Problem requirements:
Reproduce each line of the material exactly, minus any picture.

Stored data:
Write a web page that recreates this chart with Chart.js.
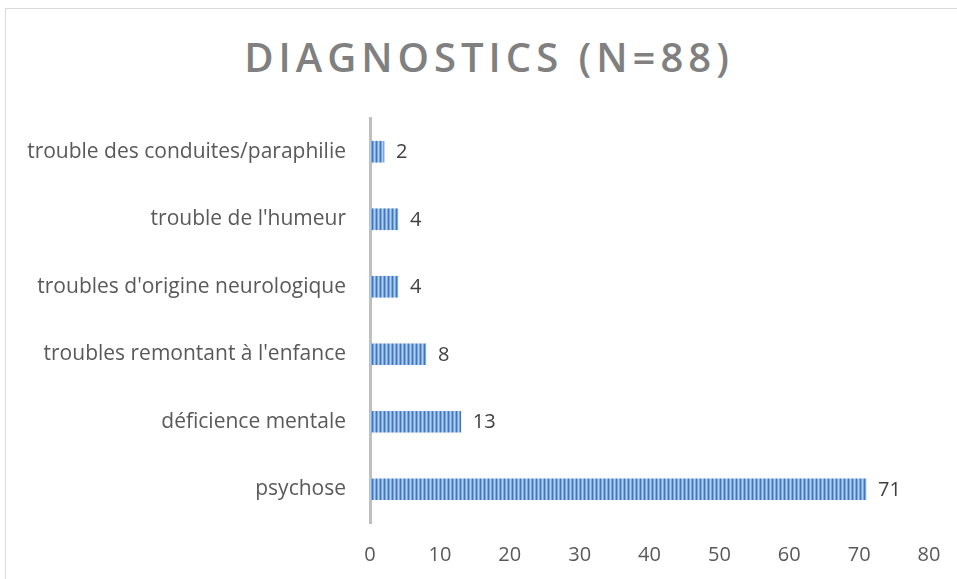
<!DOCTYPE html>
<html>
<head>
<meta charset="utf-8">
<script src="https://cdn.jsdelivr.net/npm/chart.js@4"></script>
<style>
  html, body { margin: 0; padding: 0; background: #fff; }
  #wrap { position: relative; width: 957px; height: 579px; overflow: hidden; }
  #frame { position: absolute; left: 5px; top: 8px; width: 960px; height: 580px; border: 1px solid #d9d9d9; box-sizing: border-box; }
  #title { position: absolute; left: 0; width: 978px; top: 29px; text-align: center; font: 600 40px "Open Sans"; letter-spacing: 5px; color: #808080; }
  canvas { position: absolute; left: 0; top: 0; }
</style>
</head>
<body>
<div id="wrap">
  <div id="frame"></div>
  <div id="title">DIAGNOSTICS (N=88)</div>
  <canvas id="diag" width="957" height="579"></canvas>
</div>
<script>
const categories = ['trouble des conduites/paraphilie', "trouble de l'humeur", "troubles d'origine neurologique", "troubles remontant à l'enfance", 'déficience mentale', 'psychose']
const counts = [2, 4, 4, 8, 13, 71]
const xTicks = [0, 10, 20, 30, 40, 50, 60, 70, 80]

// striped fill like the excel bars
function stripes() {
  const c = document.createElement('canvas')
  c.width = 4
  c.height = 1
  const g = c.getContext('2d')
  const cols = ['#4575b8', '#7aa8e2', '#b3d0f3', '#7aa8e2']
  cols.forEach((col, i) => { g.fillStyle = col; g.fillRect(i, 0, 1, 1) })
  return g.createPattern(c, 'repeat')
}

const valueLabels = {
  id: 'valueLabels',
  afterDatasetsDraw(chart) {
    const ctx = chart.ctx
    const meta = chart.getDatasetMeta(0)
    ctx.save()
    ctx.font = '20px "Open Sans"'
    ctx.fillStyle = '#404040'
    ctx.textBaseline = 'middle'
    ctx.textAlign = 'left'
    meta.data.forEach((bar, i) => {
      ctx.fillText(counts[i], bar.x + 12, bar.y + 1)
    })
    ctx.restore()
  }
}

new Chart('diag', {
  type: 'bar',
  data: {
    labels: categories,
    datasets: [{
      data: counts,
      backgroundColor: stripes(),
      barThickness: 21
    }]
  },
  options: {
    indexAxis: 'y',
    responsive: false,
    animation: false,
    layout: { padding: { top: 118, right: 28, bottom: 0, left: 0 } },
    plugins: { legend: { display: false }, tooltip: { enabled: false } },
    scales: {
      x: {
        min: 0,
        max: 80,
        afterBuildTicks: (s) => { s.ticks = xTicks.map(v => ({ value: v })) },
        grid: { display: false },
        border: { display: false },
        ticks: { padding: 12, color: '#595959', font: { family: 'Open Sans', size: 20 } },
        afterFit: (s) => { s.height = 56 }
      },
      y: {
        grid: { display: false },
        border: { display: true, color: '#bfbfbf', width: 3 },
        ticks: { padding: 16, color: '#595959', font: { family: 'Open Sans', size: 21 } },
        afterFit: (s) => { s.width = 370 }
      }
    }
  },
  plugins: [valueLabels]
})
</script>
</body>
</html>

The solution:
Write a web page that recreates this chart with Chart.js.
<!DOCTYPE html>
<html>
<head>
<meta charset="utf-8">
<script src="https://cdn.jsdelivr.net/npm/chart.js@4"></script>
<style>
  html, body { margin: 0; padding: 0; background: #fff; }
  #wrap { position: relative; width: 957px; height: 579px; overflow: hidden; }
  #frame { position: absolute; left: 5px; top: 8px; width: 960px; height: 580px; border: 1px solid #d9d9d9; box-sizing: border-box; }
  #title { position: absolute; left: 0; width: 978px; top: 29px; text-align: center; font: 600 40px "Open Sans"; letter-spacing: 5px; color: #808080; }
  canvas { position: absolute; left: 0; top: 0; }
</style>
</head>
<body>
<div id="wrap">
  <div id="frame"></div>
  <div id="title">DIAGNOSTICS (N=88)</div>
  <canvas id="diag" width="957" height="579"></canvas>
</div>
<script>
const categories = ['trouble des conduites/paraphilie', "trouble de l'humeur", "troubles d'origine neurologique", "troubles remontant à l'enfance", 'déficience mentale', 'psychose']
const counts = [2, 4, 4, 8, 13, 71]
const xTicks = [0, 10, 20, 30, 40, 50, 60, 70, 80]

// striped fill like the excel bars
function stripes() {
  const c = document.createElement('canvas')
  c.width = 4
  c.height = 1
  const g = c.getContext('2d')
  const cols = ['#4575b8', '#7aa8e2', '#b3d0f3', '#7aa8e2']
  cols.forEach((col, i) => { g.fillStyle = col; g.fillRect(i, 0, 1, 1) })
  return g.createPattern(c, 'repeat')
}

const valueLabels = {
  id: 'valueLabels',
  afterDatasetsDraw(chart) {
    const ctx = chart.ctx
    const meta = chart.getDatasetMeta(0)
    ctx.save()
    ctx.font = '20px "Open Sans"'
    ctx.fillStyle = '#404040'
    ctx.textBaseline = 'middle'
    ctx.textAlign = 'left'
    meta.data.forEach((bar, i) => {
      ctx.fillText(counts[i], bar.x + 12, bar.y + 1)
    })
    ctx.restore()
  }
}

new Chart('diag', {
  type: 'bar',
  data: {
    labels: categories,
    datasets: [{
      data: counts,
      backgroundColor: stripes(),
      barThickness: 21
    }]
  },
  options: {
    indexAxis: 'y',
    responsive: false,
    animation: false,
    layout: { padding: { top: 118, right: 28, bottom: 0, left: 0 } },
    plugins: { legend: { display: false }, tooltip: { enabled: false } },
    scales: {
      x: {
        min: 0,
        max: 80,
        afterBuildTicks: (s) => { s.ticks = xTicks.map(v => ({ value: v })) },
        grid: { display: false },
        border: { display: false },
        ticks: { padding: 12, color: '#595959', font: { family: 'Open Sans', size: 20 } },
        afterFit: (s) => { s.height = 56 }
      },
      y: {
        grid: { display: false },
        border: { display: true, color: '#bfbfbf', width: 3 },
        ticks: { padding: 16, color: '#595959', font: { family: 'Open Sans', size: 21 } },
        afterFit: (s) => { s.width = 370 }
      }
    }
  },
  plugins: [valueLabels]
})
</script>
</body>
</html>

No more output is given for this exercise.